The 6-month assessment of the response to antiretroviral therapy (ART) is a critical step. In sub-Saharan Africa, few people have access to plasma viral load (VL) measurement. We assessed the gain or loss in BMI (ΔBMI), alone or in combination with the gain or loss in CD4 (ΔCD4), as a tool for predicting the response to ART at 6 months.
In a cohort of 622 adults in Abidjan, we calculated the sensitivity, specificity and predictive values of ΔBMI and ΔCD4 for treatment success, with VL undetectability (<300 copies/ml) as gold standard.
After 6 months of ART, the median ΔBMI was +1.0 kg/m2 (interquartile range [IQR] +0.0; +2.1), the median ΔCD4 was +148/mm3 (IQR +54; +230) and 84% of patients reached VL undetectability. The distribution of ΔBMI was similar among patients who reached VL undetectability and those who did not (median +1.06 vs. +0.99 kg/m2, p = 0.51). With increasing ΔBMI, the specificity of ΔBMI for treatment success increased but its sensitivity decreased and its positive predictive value remained stable around 85%. All results remained similar when combining ΔBMI with ΔCD4 and when stratifying by groups of baseline BMI or CD4.

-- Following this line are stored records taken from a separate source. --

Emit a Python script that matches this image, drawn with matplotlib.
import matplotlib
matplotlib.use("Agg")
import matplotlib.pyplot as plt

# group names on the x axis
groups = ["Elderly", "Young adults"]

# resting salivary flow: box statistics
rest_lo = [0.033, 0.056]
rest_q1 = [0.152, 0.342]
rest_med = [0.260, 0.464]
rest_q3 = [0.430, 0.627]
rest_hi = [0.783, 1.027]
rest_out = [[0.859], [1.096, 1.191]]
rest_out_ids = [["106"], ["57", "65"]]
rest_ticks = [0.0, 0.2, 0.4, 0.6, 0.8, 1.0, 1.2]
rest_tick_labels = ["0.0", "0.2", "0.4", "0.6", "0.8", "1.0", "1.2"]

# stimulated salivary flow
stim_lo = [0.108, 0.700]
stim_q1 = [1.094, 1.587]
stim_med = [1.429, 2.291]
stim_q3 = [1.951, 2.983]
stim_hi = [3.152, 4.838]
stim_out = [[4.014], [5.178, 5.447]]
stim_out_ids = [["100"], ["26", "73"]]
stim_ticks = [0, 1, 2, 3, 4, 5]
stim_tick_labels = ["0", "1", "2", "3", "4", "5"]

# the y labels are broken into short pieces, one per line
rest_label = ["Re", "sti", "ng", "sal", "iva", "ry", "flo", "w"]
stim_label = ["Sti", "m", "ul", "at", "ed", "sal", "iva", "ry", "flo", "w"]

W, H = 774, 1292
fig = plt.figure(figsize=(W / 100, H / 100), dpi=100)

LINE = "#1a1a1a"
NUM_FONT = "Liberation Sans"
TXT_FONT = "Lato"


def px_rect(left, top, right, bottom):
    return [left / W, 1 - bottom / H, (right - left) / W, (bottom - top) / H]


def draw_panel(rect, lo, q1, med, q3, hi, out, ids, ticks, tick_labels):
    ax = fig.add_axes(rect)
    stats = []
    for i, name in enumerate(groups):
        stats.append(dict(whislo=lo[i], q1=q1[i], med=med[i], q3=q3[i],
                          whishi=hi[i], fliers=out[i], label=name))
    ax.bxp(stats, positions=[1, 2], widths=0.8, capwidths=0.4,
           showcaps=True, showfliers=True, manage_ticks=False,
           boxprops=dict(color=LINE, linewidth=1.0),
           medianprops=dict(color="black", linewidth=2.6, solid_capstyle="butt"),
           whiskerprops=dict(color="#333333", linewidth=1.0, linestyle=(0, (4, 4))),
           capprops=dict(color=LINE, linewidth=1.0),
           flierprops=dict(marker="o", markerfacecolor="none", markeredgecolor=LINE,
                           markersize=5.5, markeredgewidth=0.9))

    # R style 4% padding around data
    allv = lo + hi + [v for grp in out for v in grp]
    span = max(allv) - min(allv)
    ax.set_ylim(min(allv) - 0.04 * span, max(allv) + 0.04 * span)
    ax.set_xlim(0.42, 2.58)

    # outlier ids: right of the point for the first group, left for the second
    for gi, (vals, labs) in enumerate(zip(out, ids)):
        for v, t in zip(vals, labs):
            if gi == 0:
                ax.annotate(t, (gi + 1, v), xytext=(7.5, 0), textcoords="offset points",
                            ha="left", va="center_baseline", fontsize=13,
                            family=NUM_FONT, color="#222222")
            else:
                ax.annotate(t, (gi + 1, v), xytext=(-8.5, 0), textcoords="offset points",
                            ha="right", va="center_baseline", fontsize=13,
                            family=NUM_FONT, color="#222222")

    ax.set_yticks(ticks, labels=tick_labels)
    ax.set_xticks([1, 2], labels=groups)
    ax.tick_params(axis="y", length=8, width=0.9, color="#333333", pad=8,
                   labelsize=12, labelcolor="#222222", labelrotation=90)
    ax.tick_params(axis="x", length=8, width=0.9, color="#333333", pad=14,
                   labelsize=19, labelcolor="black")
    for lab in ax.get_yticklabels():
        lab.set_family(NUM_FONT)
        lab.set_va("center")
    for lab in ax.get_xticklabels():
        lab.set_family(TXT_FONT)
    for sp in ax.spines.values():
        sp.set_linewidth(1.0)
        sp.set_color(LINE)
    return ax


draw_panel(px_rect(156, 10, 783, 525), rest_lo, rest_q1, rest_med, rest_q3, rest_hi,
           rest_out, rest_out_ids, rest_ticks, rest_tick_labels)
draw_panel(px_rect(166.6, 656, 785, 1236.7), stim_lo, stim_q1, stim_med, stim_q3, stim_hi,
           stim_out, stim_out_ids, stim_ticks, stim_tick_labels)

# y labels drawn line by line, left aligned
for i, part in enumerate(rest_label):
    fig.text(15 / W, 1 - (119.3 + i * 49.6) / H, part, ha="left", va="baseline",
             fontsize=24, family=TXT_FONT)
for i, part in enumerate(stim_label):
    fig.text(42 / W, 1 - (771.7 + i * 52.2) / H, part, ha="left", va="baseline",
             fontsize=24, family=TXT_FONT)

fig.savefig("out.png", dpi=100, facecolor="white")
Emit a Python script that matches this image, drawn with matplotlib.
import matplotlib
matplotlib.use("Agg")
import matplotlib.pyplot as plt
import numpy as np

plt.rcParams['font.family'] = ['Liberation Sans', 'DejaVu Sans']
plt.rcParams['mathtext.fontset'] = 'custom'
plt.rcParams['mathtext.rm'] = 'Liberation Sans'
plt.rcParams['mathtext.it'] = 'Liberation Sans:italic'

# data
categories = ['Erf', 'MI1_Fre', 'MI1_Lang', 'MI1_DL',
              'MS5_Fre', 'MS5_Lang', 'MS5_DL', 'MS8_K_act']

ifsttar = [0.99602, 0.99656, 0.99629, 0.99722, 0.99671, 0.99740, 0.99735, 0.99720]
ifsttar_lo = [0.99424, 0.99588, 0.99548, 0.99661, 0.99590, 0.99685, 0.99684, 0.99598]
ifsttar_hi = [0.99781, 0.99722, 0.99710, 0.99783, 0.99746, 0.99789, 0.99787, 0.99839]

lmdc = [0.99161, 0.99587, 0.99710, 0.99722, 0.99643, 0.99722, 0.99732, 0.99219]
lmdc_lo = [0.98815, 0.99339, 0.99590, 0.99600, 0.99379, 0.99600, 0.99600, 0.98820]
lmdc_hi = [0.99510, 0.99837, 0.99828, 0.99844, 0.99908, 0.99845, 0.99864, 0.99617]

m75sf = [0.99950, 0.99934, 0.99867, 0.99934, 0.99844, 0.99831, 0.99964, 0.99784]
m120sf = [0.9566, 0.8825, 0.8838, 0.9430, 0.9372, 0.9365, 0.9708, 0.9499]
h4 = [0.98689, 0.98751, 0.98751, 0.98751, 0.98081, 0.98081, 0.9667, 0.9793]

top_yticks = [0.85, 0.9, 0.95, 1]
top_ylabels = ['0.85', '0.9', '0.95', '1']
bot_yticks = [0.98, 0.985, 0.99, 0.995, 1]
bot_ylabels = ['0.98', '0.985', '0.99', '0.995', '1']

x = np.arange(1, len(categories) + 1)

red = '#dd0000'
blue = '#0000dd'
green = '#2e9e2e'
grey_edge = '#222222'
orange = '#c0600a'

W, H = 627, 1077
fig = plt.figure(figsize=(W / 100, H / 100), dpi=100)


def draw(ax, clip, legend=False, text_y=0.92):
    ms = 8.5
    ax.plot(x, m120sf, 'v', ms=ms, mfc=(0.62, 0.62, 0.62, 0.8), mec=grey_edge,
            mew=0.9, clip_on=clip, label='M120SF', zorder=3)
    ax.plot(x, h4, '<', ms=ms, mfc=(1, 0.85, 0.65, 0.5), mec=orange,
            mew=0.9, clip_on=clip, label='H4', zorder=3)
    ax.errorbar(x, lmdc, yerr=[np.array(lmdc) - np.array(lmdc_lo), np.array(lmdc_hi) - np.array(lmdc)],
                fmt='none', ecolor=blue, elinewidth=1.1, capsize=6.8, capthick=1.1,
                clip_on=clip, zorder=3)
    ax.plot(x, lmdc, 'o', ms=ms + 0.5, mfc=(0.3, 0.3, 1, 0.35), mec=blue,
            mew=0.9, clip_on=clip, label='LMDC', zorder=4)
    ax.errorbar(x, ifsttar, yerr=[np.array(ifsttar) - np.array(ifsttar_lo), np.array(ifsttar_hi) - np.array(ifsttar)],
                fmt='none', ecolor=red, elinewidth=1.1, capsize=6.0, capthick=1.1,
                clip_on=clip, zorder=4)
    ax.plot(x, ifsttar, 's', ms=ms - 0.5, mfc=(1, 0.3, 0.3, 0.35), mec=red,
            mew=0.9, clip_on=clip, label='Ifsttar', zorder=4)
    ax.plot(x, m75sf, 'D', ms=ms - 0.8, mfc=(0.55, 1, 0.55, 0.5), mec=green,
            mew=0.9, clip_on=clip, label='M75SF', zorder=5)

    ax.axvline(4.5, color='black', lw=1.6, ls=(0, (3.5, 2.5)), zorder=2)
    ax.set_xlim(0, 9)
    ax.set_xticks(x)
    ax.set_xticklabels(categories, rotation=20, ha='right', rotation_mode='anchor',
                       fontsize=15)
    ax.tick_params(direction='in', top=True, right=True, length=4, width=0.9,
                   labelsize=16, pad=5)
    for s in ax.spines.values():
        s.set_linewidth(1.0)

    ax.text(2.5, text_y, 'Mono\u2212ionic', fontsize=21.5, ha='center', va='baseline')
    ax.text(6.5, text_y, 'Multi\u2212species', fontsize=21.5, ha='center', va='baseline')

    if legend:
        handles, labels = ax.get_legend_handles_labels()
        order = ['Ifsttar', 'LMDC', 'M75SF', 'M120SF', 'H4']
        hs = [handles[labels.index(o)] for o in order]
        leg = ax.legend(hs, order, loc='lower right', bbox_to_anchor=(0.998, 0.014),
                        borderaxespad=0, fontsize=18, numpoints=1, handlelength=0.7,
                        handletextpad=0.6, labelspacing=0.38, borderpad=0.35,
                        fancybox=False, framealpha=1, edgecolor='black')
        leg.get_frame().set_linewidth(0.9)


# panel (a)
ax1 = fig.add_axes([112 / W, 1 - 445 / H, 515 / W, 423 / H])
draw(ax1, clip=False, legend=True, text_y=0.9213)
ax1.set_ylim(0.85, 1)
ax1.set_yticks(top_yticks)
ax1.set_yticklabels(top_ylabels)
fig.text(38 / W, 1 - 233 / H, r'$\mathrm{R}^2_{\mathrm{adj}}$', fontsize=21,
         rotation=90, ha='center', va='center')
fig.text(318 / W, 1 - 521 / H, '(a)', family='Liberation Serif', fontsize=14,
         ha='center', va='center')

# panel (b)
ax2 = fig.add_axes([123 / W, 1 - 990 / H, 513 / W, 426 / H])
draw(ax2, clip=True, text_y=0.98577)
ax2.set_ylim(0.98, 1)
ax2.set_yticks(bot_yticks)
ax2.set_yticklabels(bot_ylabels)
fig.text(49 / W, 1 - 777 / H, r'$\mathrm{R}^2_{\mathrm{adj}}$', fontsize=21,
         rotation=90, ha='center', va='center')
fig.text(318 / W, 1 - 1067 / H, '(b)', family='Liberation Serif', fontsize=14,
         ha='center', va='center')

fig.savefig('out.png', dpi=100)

In settings where VL measurement is not available, a high BMI gain should not be interpreted as reflecting virological success, even when combined with a high CD4 gain. In our population, most patients with detectable VL were probably sufficiently adherent to reach significant BMI and CD4 gain but insufficiently adherent to reach VL suppression.